An agreement with such ambitious implications should definitely be front and center in the president’s annual message. That it was not is odd, if only to my amateur political antennae. I wonder if pushback from potential trading partners – fearing Obama’s vision for the pact – inhibited him. Alternately, perhaps the Richard Trumkas – and other unionists that occupy the presidential soul – are calling in their chits, after suffering the passage of three FTAs in 2011. The first possibility is understandable, if unpleasant; the second, expected but disturbing nonetheless.
The countries so far party to the TPP are the US, Australia, New Zealand, Malaysia, Brunei, Singapore, Vietnam, Chile and Peru. Canada, Japan and an iffy China are potential partners, as well. The majority of these are probably less interested in “socially responsible” trading than are the American negotiators. Many either are or would like to be recipients of outsourced American jobs. Those that subsidize their industries will be hard-pressed to divest in order to make trade fairer for the US, especially since the latter is not spotless in terms of subsidies. I can only imagine that they would want some very sweet carrots before coughing up any concessions.

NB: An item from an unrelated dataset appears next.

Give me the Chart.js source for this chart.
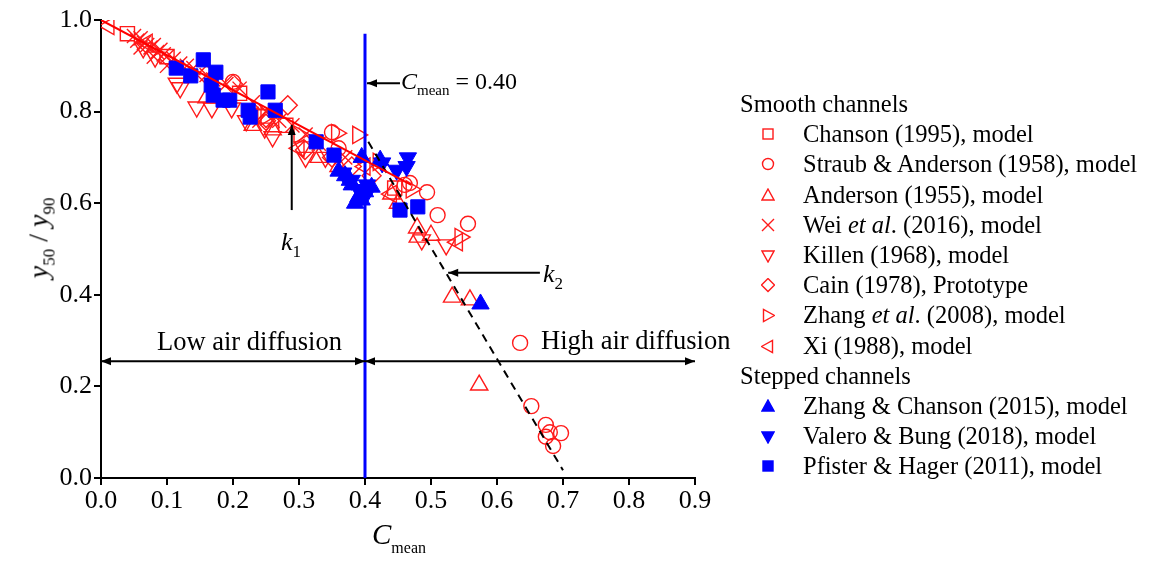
<!DOCTYPE html>
<html>
<head>
<meta charset="utf-8">
<script src="https://cdn.jsdelivr.net/npm/chart.js@4"></script>
<style>
  body { margin: 0; background: #fff; }
  #wrap { position: relative; width: 1152px; height: 564px; font-family: "Liberation Serif", "Times New Roman", serif; color: #000; }
  #chart { position: absolute; left: 0; top: 0; }
  .txt { position: absolute; white-space: nowrap; font-size: 23px; line-height: 1; }
  .txt sub { font-size: 15px; font-style: normal; vertical-align: -6px; }
  #ytitle { left: 41px; top: 238px; transform: translate(-50%, -50%) rotate(-90deg); font-size: 28px; }
  #ytitle sub { font-size: 17px; vertical-align: -7px; }
  #xtitle { left: 372px; top: 520px; font-size: 29px; }
  #xtitle sub { font-size: 16px; vertical-align: -9px; }
  #legend { position: absolute; left: 740px; top: 89px; font-size: 24.5px; }
  #legend .row { height: 30.2px; line-height: 30.2px; position: relative; white-space: nowrap; }
  #legend .item { padding-left: 63px; }
  #legend svg { position: absolute; left: 21px; top: 8px; }
  .kl { font-size: 26px; }
  .kl sub { font-size: 17px; vertical-align: -7px; }
  .zone { font-size: 26.5px; }
</style>
</head>
<body>
<div id="wrap">
  <canvas id="chart" width="1152" height="564"></canvas>
  <div class="txt" id="ytitle"><i>y</i><sub>50</sub> / <i>y</i><sub>90</sub></div>
  <div class="txt" id="xtitle"><i>C</i><sub>mean</sub></div>
  <div class="txt" style="left:401px; top:69px; font-size:24px;"><i>C</i><sub>mean</sub> = 0.40</div>
  <div class="txt kl" style="left:281px; top:229px;"><i>k</i><sub>1</sub></div>
  <div class="txt kl" style="left:543px; top:261px;"><i>k</i><sub>2</sub></div>
  <div class="txt zone" style="left:157px; top:328px;">Low air diffusion</div>
  <div class="txt zone" style="left:541px; top:327px;">High air diffusion</div>
  <div id="legend"></div>
</div>
<script>
// values: [C_mean, y50/y90]
const chanson1995 = [[0.04, 0.97], [0.10, 0.92], [0.21, 0.84], [0.28, 0.77], [0.445, 0.633]];
const straubAnderson1958 = [[0.20, 0.865], [0.35, 0.755], [0.36, 0.72], [0.46, 0.64], [0.468, 0.644], [0.494, 0.624],
    [0.51, 0.574], [0.556, 0.555], [0.635, 0.295], [0.652, 0.157], [0.674, 0.116], [0.68, 0.10],
    [0.697, 0.098], [0.685, 0.07], [0.674, 0.09]];
const anderson1955 = [[0.532, 0.395], [0.559, 0.389], [0.573, 0.203], [0.48, 0.526], [0.479, 0.546], [0.50, 0.53],
    [0.45, 0.60], [0.33, 0.70], [0.26, 0.76], [0.23, 0.77], [0.16, 0.83], [0.36, 0.68], [0.44, 0.62]];
const wei2016 = [[0.05, 0.965], [0.055, 0.955], [0.06, 0.96], [0.065, 0.95], [0.07, 0.945], [0.075, 0.94],
    [0.08, 0.945], [0.085, 0.93], [0.09, 0.935], [0.095, 0.925], [0.10, 0.92], [0.11, 0.915],
    [0.12, 0.905], [0.13, 0.90], [0.14, 0.895], [0.16, 0.88], [0.17, 0.87], [0.19, 0.86],
    [0.21, 0.85], [0.23, 0.82], [0.24, 0.78], [0.25, 0.80], [0.26, 0.78], [0.27, 0.78],
    [0.29, 0.77], [0.31, 0.75], [0.33, 0.73], [0.37, 0.70], [0.06, 0.94], [0.08, 0.92], [0.10, 0.90]];
const killen1968 = [[0.064, 0.939], [0.082, 0.919], [0.115, 0.862], [0.12, 0.852], [0.145, 0.81], [0.168, 0.808],
    [0.198, 0.808], [0.22, 0.78], [0.238, 0.793], [0.248, 0.764], [0.26, 0.745], [0.306, 0.723],
    [0.31, 0.70], [0.34, 0.70], [0.486, 0.52], [0.523, 0.509]];
const cain1978 = [[0.283, 0.814], [0.309, 0.716], [0.20, 0.86], [0.25, 0.78], [0.35, 0.70], [0.41, 0.66],
    [0.16, 0.88], [0.38, 0.68]];
const zhang2008 = [[0.389, 0.749], [0.357, 0.753], [0.544, 0.526], [0.42, 0.69], [0.30, 0.75], [0.47, 0.63], [0.25, 0.79]];
const xi1988 = [[0.012, 0.987], [0.54, 0.515], [0.30, 0.72], [0.44, 0.62], [0.07, 0.95], [0.40, 0.68], [0.23, 0.79]];
const zhangChanson2015 = [[0.37, 0.66], [0.377, 0.65], [0.395, 0.70], [0.39, 0.614], [0.40, 0.625], [0.395, 0.607],
    [0.423, 0.694], [0.38, 0.64], [0.41, 0.635], [0.385, 0.60], [0.36, 0.67], [0.575, 0.38]];
const valeroBung2018 = [[0.465, 0.699], [0.463, 0.68], [0.448, 0.672], [0.426, 0.688], [0.367, 0.666],
    [0.403, 0.64], [0.39, 0.63], [0.38, 0.65], [0.40, 0.615]];
const pfisterHager2011 = [[0.114, 0.895], [0.136, 0.878], [0.155, 0.913], [0.167, 0.858], [0.17, 0.836],
    [0.174, 0.886], [0.185, 0.825], [0.195, 0.825], [0.223, 0.803], [0.226, 0.788], [0.253, 0.843],
    [0.264, 0.803], [0.326, 0.734], [0.353, 0.705], [0.453, 0.585], [0.48, 0.592]];

// fitted lines and the C_mean = 0.40 limit
const k1Line = [[0, 1.0], [0.47, 0.64]];
const k2Line = [[0.405, 0.734], [0.70, 0.017]];
const limitLine = [[0.40, 0], [0.40, 0.97]];

const xTicks = [0, 0.1, 0.2, 0.3, 0.4, 0.5, 0.6, 0.7, 0.8, 0.9];
const yTicks = [0, 0.2, 0.4, 0.6, 0.8, 1.0];

const RED = '#ff1a1a';
const BLUE = '#0000ff';

function pts(arr) {
    return arr.map(p => ({ x: p[0], y: p[1] }));
}

function scatterSet(label, arr, style, rotation, radius, filled) {
    const col = filled ? BLUE : RED;
    return {
        label: label,
        data: pts(arr),
        pointStyle: style,
        rotation: rotation,
        pointRadius: radius,
        borderColor: col,
        backgroundColor: filled ? col : 'rgba(0,0,0,0)',
        borderWidth: filled ? 1 : 1.4,
        order: filled ? 1 : 2
    };
}

function lineSet(arr, color, width, dash) {
    return {
        type: 'line',
        data: pts(arr),
        borderColor: color,
        borderWidth: width,
        borderDash: dash || [],
        pointRadius: 0,
        showLine: true,
        fill: false,
        order: 0
    };
}

const datasets = [
    scatterSet('Chanson (1995), model', chanson1995, 'rect', 0, 10, false),
    scatterSet('Straub & Anderson (1958), model', straubAnderson1958, 'circle', 0, 7.5, false),
    scatterSet('Anderson (1955), model', anderson1955, 'triangle', 0, 10, false),
    scatterSet('Wei et al. (2016), model', wei2016, 'crossRot', 0, 10, false),
    scatterSet('Killen (1968), model', killen1968, 'triangle', 180, 10, false),
    scatterSet('Cain (1978), Prototype', cain1978, 'rectRot', 0, 9.5, false),
    scatterSet('Zhang et al. (2008), model', zhang2008, 'triangle', 90, 10, false),
    scatterSet('Xi (1988), model', xi1988, 'triangle', 270, 10, false),
    scatterSet('Zhang & Chanson (2015), model', zhangChanson2015, 'triangle', 0, 10, true),
    scatterSet('Valero & Bung (2018), model', valeroBung2018, 'triangle', 180, 10, true),
    scatterSet('Pfister & Hager (2011), model', pfisterHager2011, 'rect', 0, 10, true),
    lineSet(k1Line, '#ff0000', 2),
    lineSet(k2Line, '#000', 2, [8, 6]),
    lineSet(limitLine, BLUE, 3)
];

// arrows [x1, y1, x2, y2, head at start, head at end] in data units
const arrows = [
    [0, 0.255, 0.40, 0.255, true, true],
    [0.40, 0.255, 0.90, 0.255, true, true],
    [0.289, 0.585, 0.289, 0.771, false, true],
    [0.665, 0.448, 0.526, 0.448, false, true],
    [0.453, 0.862, 0.403, 0.862, false, true]
];

function head(ctx, x, y, ang) {
    ctx.save();
    ctx.translate(x, y);
    ctx.rotate(ang);
    ctx.beginPath();
    ctx.moveTo(0, 0);
    ctx.lineTo(-10, -4);
    ctx.lineTo(-10, 4);
    ctx.closePath();
    ctx.fill();
    ctx.restore();
}

const arrowPlugin = {
    id: 'arrows',
    afterDatasetsDraw(chart) {
        const ctx = chart.ctx;
        const sx = chart.scales.x, sy = chart.scales.y;
        ctx.save();
        ctx.strokeStyle = '#000';
        ctx.fillStyle = '#000';
        ctx.lineWidth = 2;
        arrows.forEach(a => {
            const x1 = sx.getPixelForValue(a[0]), y1 = sy.getPixelForValue(a[1]);
            const x2 = sx.getPixelForValue(a[2]), y2 = sy.getPixelForValue(a[3]);
            ctx.beginPath();
            ctx.moveTo(x1, y1);
            ctx.lineTo(x2, y2);
            ctx.stroke();
            const ang = Math.atan2(y2 - y1, x2 - x1);
            if (a[5]) head(ctx, x2, y2, ang);
            if (a[4]) head(ctx, x1, y1, ang + Math.PI);
        });
        ctx.restore();
    }
};

const tickFont = { family: '"Liberation Serif", serif', size: 26 };

new Chart(document.getElementById('chart'), {
    type: 'scatter',
    data: { datasets: datasets },
    options: {
        responsive: false,
        animation: false,
        layout: { padding: { left: 0, right: 457, top: 20, bottom: 0 } },
        plugins: { legend: { display: false }, tooltip: { enabled: false } },
        scales: {
            x: {
                type: 'linear', min: 0, max: 0.9,
                afterBuildTicks: s => { s.ticks = xTicks.map(v => ({ value: v })); },
                ticks: { font: tickFont, color: '#000', padding: 1, maxRotation: 0, callback: v => v.toFixed(1) },
                grid: { drawOnChartArea: false, tickLength: 7, color: '#000', lineWidth: 2 },
                border: { color: '#000', width: 2 },
                afterFit: s => { s.height = 86; }
            },
            y: {
                type: 'linear', min: 0, max: 1.0,
                afterBuildTicks: s => { s.ticks = yTicks.map(v => ({ value: v })); },
                ticks: { font: tickFont, color: '#000', padding: 2, callback: v => v.toFixed(1) },
                grid: { drawOnChartArea: false, tickLength: 7, color: '#000', lineWidth: 2 },
                border: { color: '#000', width: 2 },
                afterFit: s => { s.width = 101; }
            }
        }
    },
    plugins: [arrowPlugin]
});

// legend, built from the dataset labels
function marker(style, rot, filled) {
    const col = filled ? BLUE : RED;
    const f = filled ? col : 'none';
    let shape = '';
    if (style === 'rect') shape = `<rect x="2" y="2" width="10" height="10" fill="${f}" stroke="${col}" stroke-width="1.4"/>`;
    else if (style === 'circle') shape = `<circle cx="7" cy="7" r="5.5" fill="${f}" stroke="${col}" stroke-width="1.4"/>`;
    else if (style === 'crossRot') shape = `<path d="M1,1 L13,13 M13,1 L1,13" stroke="${col}" stroke-width="1.4"/>`;
    else if (style === 'rectRot') shape = `<path d="M7,0.5 L13.5,7 L7,13.5 L0.5,7 Z" fill="${f}" stroke="${col}" stroke-width="1.4"/>`;
    else shape = `<path d="M7,1 L13,12 L1,12 Z" fill="${f}" stroke="${col}" stroke-width="1.4" transform="rotate(${rot} 7 7.5)"/>`;
    return `<svg width="14" height="15" viewBox="0 0 14 15">${shape}</svg>`;
}

function labelHtml(t) {
    return t.replace('&', '&amp;').replace(' et al.', ' <i>et al</i>.');
}

let html = '<div class="row">Smooth channels</div>';
datasets.slice(0, 11).forEach((d, i) => {
    if (i === 8) html += '<div class="row">Stepped channels</div>';
    html += `<div class="row item">${marker(d.pointStyle, d.rotation, d.order === 1)}${labelHtml(d.label)}</div>`;
});
document.getElementById('legend').innerHTML = html;
</script>
</body>
</html>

On the domestic front, war was declared on this prospective agreement by unions and progressive groups early on. When the pact leaders convened in Chicago in September of 2011, they were met by protests from labor, liberal clergy, and other lefty activists like Ben Cohen, of Ben & Jerry’s fame. Said Cohen:
We want an agreement that puts people first. We want an agreement that makes global trade an instrument of justice.
Whether Cohen himself has been an instrument of justice with his own employees is open for debate. The point is that the president’s political backers are looking for specific and identifiable social ends, whereas his potential trading counterparts hold to a more traditional view: that freer trade and open markets will – by necessity – yield improvements in the quality of life for their citizens. Sallie James, a trade analyst for the Cato Institute, echoes this original understanding.
The whole point of trade negotiations usually is to reduce barriers to international commerce. Consumers gain, as do U.S. firms that benefit from cheaper imports. The benefits of free trade to an economy overall have been known for more than 200 years. What also is known is that powerful special interests that gain from keeping out the foreign competition will fight tooth and nail to prevent consumers from having access to new and cheaper products.
If President Obama can successfully walk the tightrope between trading partners and financial backers, he will have accomplished a phenomenal political feat. More likely, he will alienate one or both of these competing forces, a prospect that is best left unspoken before November.